Traduction automatique hybride : la combinaison

Il existe également la TAH, ou traduction automatique hybride. Mais celle-ci n’est autre qu’une combinaison de différents types de traduction automatique. Même si elle génère de meilleurs résultats. La combinaison de mémoires de traduction soigneusement élaborées à la traduction automatique améliore considérablement la qualité.

Google NMT

Un autre type de traduction automatique mérite également d’être cité : GNMT, avec un G pour Google. En 2017, Google Translate a fait un bond quantique en créant ses propres réseaux de traduction neuronale pour certaines combinaisons linguistiques, améliorant ainsi considérablement ses traductions. Aujourd’hui, le géant technologique américain a donc la haute main sur le domaine. Mais quelle que soit l’ampleur des progrès, la traduction automatique doit toujours être considérée comme un outil permettant de réaliser d’énormes gains de production. Les volumes gigantesques nécessitent aujourd’hui un support de traduction automatique. Mais il ne faut pas pour autant négliger le post-éditeur (un traducteur humain). Sans post-édition, vous obtiendrez immanquablement une moindre qualité, voire des résultats qui chatouillent les zygomatiques. Il suffit de lire n’importe quel manuel traduit automatiquement pour se rendre compte qu’il reste un long chemin à parcourir.

Et qu’en est-il du « véritable » langage ?

La traduction automatique, même dans sa forme la plus avancée, reste insuffisante pour se comparer à une « belle copie ». La rédaction de textes fluides, littéraires et commerciaux ne se prête tout simplement pas à la traduction automatique.

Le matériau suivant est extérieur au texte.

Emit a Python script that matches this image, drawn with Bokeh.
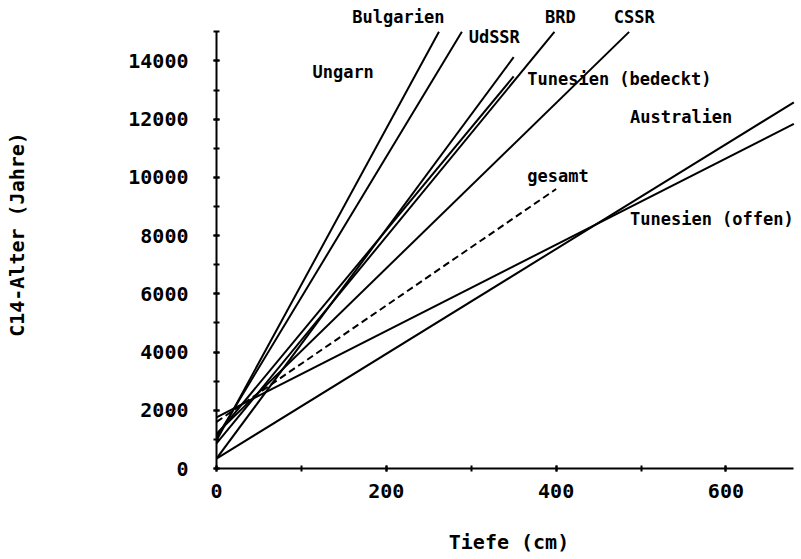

Dès qu’il est question de véritable langage — et pas seulement de structure et de mots — la qualité de la traduction automatique sombre immédiatement. Tout simplement parce qu’une langue ne peut être intégralement codée. Nuances, dialecte, termes aux multiples significations, concepts contextuels, double sens et émotions : tout le caractère humain du langage se perd irrémédiablement. Même des pionniers de la traduction automatique tels que Weaver et Bar-Hillel ne pensaient pas que la traduction automatique se rapprocherait un jour de la traduction humaine. Et jusqu’à présent, ils ont raison : les limites d’alors existent encore aujourd’hui.

Conclusion

La traduction automatique est un excellent outil de productivité, tant que l’on garde à l’esprit qu’elle génère encore une qualité inférieure à celle d’un traducteur humain. Un bon post-éditeur est indispensable pour élever le résultat à un niveau acceptable. Même Google a déclaré en 2019 que Google Translate ne faisait nullement concurrence au traducteur humain. La traduction automatique est déjà largement exploitée, mais principalement comme outil de traitement de gros volumes. Retenez donc ceci : le post-éditeur est le garant de la qualité. Sans post-édition, la qualité n’est tout simplement pas au rendez-vous.

Rien d’étonnant donc à ce que les boutades suivantes soient encore très populaires auprès des partisans de la qualité du monde de la traduction :
« Les traducteurs remplaçables par des machines méritent d’être remplacés » et
« Les machines traduisent des mots, les hommes traduisent le langage ».